All my life, i have wished and dreamt of so many beautiful things in life but none seems to be beautiful anymore. I have become so lonely that all i love is but myself. Why i have become this way and what made me this way i could not fathom either.
Whenever I was in public I was always alone and was always the different one. Television also had become my nightmares, Everything i watched relates to all the things i have missed and lost.
The family drama and the love movies where like folktales that were never real to me. For how long would I continue to be this way? how long can i continue with this feeling and loneliness. for how long must I wait for happiness to come, to come and change me for better? I dont know and no one knows either.

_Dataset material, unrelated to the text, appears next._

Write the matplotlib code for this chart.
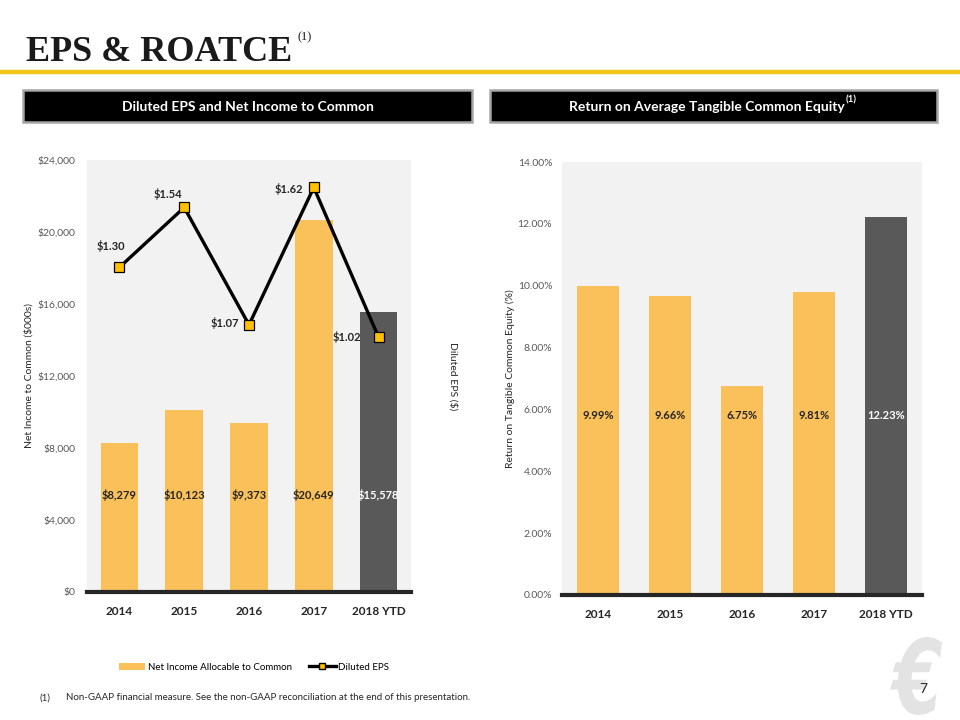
import numpy as np
import matplotlib
matplotlib.use("Agg")
import matplotlib.pyplot as plt
from matplotlib.ticker import FuncFormatter, MultipleLocator
from matplotlib.patches import Rectangle, Patch, PathPatch
from matplotlib.lines import Line2D
from matplotlib.textpath import TextPath
from matplotlib.font_manager import FontProperties
from matplotlib.transforms import Affine2D

# Data ---------------------------------------------
years = ['2014', '2015', '2016', '2017', '2018 YTD']
net_income = [8279, 10123, 9373, 20649, 15578]
eps = [1.30, 1.54, 1.07, 1.62, 1.02]
roatce = [9.99, 9.66, 6.75, 9.81, 12.23]

# Style --------------------------------------------
plt.rcParams['font.family'] = ['Lato', 'DejaVu Sans']
YEL = '#FAC05A'
GRY = '#595959'
BG = '#F2F2F2'
TXT = '#262626'
bar_colors = [YEL] * 4 + [GRY]

fig = plt.figure(figsize=(9.6, 7.2), dpi=100)
W, H = 960.0, 720.0

def fx(px):
    return px / W

def fy(py):
    return 1 - py / H

# logo drawn as a shape (behind everything)
logo = TextPath((0, 0), '\u20ac', size=1,
                prop=FontProperties(family='DejaVu Sans', weight='bold', style='italic'))
lb = logo.get_extents()
sx = 52 / lb.width
sy = 78 / lb.height
tr = Affine2D().translate(-lb.x0, -lb.y0).scale(sx, sy).translate(890, H - 715)
fig.add_artist(PathPatch(tr.transform_path(logo), facecolor='#E3E3E3',
                         edgecolor='none', transform=None, zorder=0))

# Title + rule -------------------------------------
fig.text(fx(26), fy(61), 'EPS & ROATCE', family='Liberation Serif',
         weight='bold', fontsize=26, color='#1a1a1a', va='baseline')
fig.add_artist(Line2D([0, 1], [fy(72), fy(72)], color='#F2C414', lw=3.2))
fig.text(fx(298), fy(40), '(1)', family='Liberation Serif', fontsize=9,
         color='#1a1a1a', va='baseline')

# Header boxes --------------------------------------
def header(x0, x1, label, cx=None):
    fig.add_artist(Rectangle((fx(x0), fy(122)), fx(x1 - x0), (122 - 90) / H,
                             transform=fig.transFigure, facecolor='black',
                             edgecolor='#A6A6A6', lw=1.8))
    if cx is None:
        cx = (x0 + x1) / 2
    return fig.text(fx(cx), fy(107), label, color='white',
                    weight='bold', fontsize=10, ha='center', va='center')

header(23, 472, 'Diluted EPS and Net Income to Common')
h2 = header(490, 937, 'Return on Average Tangible Common Equity', cx=707)
fig.canvas.draw()
bb = h2.get_window_extent()
fig.text(fx(bb.x1 + 1), fy(104), '(1)', color='white', weight='bold',
         fontsize=7, ha='left', va='bottom')

# Left chart ---------------------------------------
ax1 = fig.add_axes([fx(87), fy(592), fx(411 - 87), (592 - 160) / H])
x = np.arange(len(years))
ax1.set_facecolor(BG)
ax1.bar(x, net_income, width=0.58, color=bar_colors, zorder=2)
ax1.set_xlim(-0.5, len(years) - 0.5)
ax1.set_ylim(0, 24000)
ax1.yaxis.set_major_locator(MultipleLocator(4000))
ax1.yaxis.set_major_formatter(FuncFormatter(lambda v, p: '${:,.0f}'.format(v)))
ax1.set_xticks(x)
ax1.set_xticklabels(years, fontsize=8.5, weight='bold', color=TXT)
ax1.tick_params(axis='y', length=0, labelsize=7.5, labelcolor=GRY, pad=8)
ax1.tick_params(axis='x', length=0, pad=10)
for s in ['top', 'left', 'right']:
    ax1.spines[s].set_visible(False)
ax1.spines['bottom'].set_color(TXT)
ax1.spines['bottom'].set_linewidth(3)
ax1.set_ylabel('Net Income to Common ($000s)', fontsize=7.5, color=TXT, labelpad=3)
for i, v in enumerate(net_income):
    ax1.text(x[i], 5400, '${:,.0f}'.format(v), ha='center', va='center',
             fontsize=8, weight='bold',
             color='white' if i == len(years) - 1 else TXT, zorder=3)

ax1b = ax1.twinx()
ax1b.set_ylim(0, 1.73)
ax1b.plot(x, eps, color='black', lw=2.4, marker='s', markersize=7,
          markerfacecolor='#FFC000', markeredgecolor='black',
          markeredgewidth=0.9, zorder=4)
ax1b.set_yticks([])
for s in ax1b.spines.values():
    s.set_visible(False)
ax1b.set_ylabel('Diluted EPS ($)', fontsize=7.5, color=TXT, rotation=270,
                labelpad=30, va='center')
offs = [(-9, 21), (-16, 13), (-24, 2), (-25, -2), (-32, 0)]
for i, v in enumerate(eps):
    ax1b.annotate('${:.2f}'.format(v), xy=(x[i], v), xytext=offs[i],
                  textcoords='offset pixels', ha='center', va='center',
                  fontsize=8, weight='bold', color=TXT, zorder=5)

# Legend -------------------------------------------
handles = [Patch(facecolor=YEL, edgecolor='none'),
           Line2D([0], [0], color='black', lw=2.4, marker='s', markersize=4,
                  markerfacecolor='#FFC000', markeredgecolor='black')]
fig.legend(handles, ['Net Income Allocable to Common', 'Diluted EPS'],
           loc='center', bbox_to_anchor=(fx(254), fy(667)), ncol=2,
           frameon=False, fontsize=7, handlelength=2.7, handleheight=0.7,
           columnspacing=1.8, handletextpad=0.25)

# Right chart --------------------------------------
ax2 = fig.add_axes([fx(562), fy(595), fx(922 - 562), (595 - 162) / H])
ax2.set_facecolor(BG)
ax2.bar(x, roatce, width=0.57, color=bar_colors, zorder=2)
ax2.set_xlim(-0.5, len(years) - 0.5)
ax2.set_ylim(0, 14)
ax2.yaxis.set_major_locator(MultipleLocator(2))
ax2.yaxis.set_major_formatter(FuncFormatter(lambda v, p: '{:.2f}%'.format(v)))
ax2.set_xticks(x)
ax2.set_xticklabels(years, fontsize=8.5, weight='bold', color=TXT)
ax2.tick_params(axis='y', length=0, labelsize=7.5, labelcolor=GRY, pad=7)
ax2.tick_params(axis='x', length=0, pad=10)
for s in ['top', 'left', 'right']:
    ax2.spines[s].set_visible(False)
ax2.spines['bottom'].set_color(TXT)
ax2.spines['bottom'].set_linewidth(3)
ax2.set_ylabel('Return on Tangible Common Equity (%)', fontsize=7.5,
               color=TXT, labelpad=2)
for i, v in enumerate(roatce):
    ax2.text(x[i], 5.8, '{:.2f}%'.format(v), ha='center', va='center',
             fontsize=8, weight='bold',
             color='white' if i == len(years) - 1 else TXT, zorder=3)

# Footnote, page number ----------------------------
fig.text(fx(40), fy(698), '(1)', fontsize=7, color=TXT, va='center')
fig.text(fx(66), fy(698),
         'Non-GAAP financial measure. See the non-GAAP reconciliation at the end of this presentation.',
         fontsize=7, color=TXT, va='center')
fig.text(fx(923), fy(689), '7', fontsize=10, color=TXT, ha='center', va='center')

fig.savefig('out.png', dpi=100)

Walking along the street, my legs like an egg that would break if pinched too hard. Each and every step i took was like a heavy rock on my chest.
In my lonely room which is always in its coziness, I talked to myself and the music became my only companion. Phone was no doubt my only truest friend. This happiness i dont seems to know the path leading to it but i know sooner or later i will find it.
This is my life. i just want everyone to know am happy and very sad at same time but am still trying to find out how that could be, for happiness and sadness to be in one house at a time.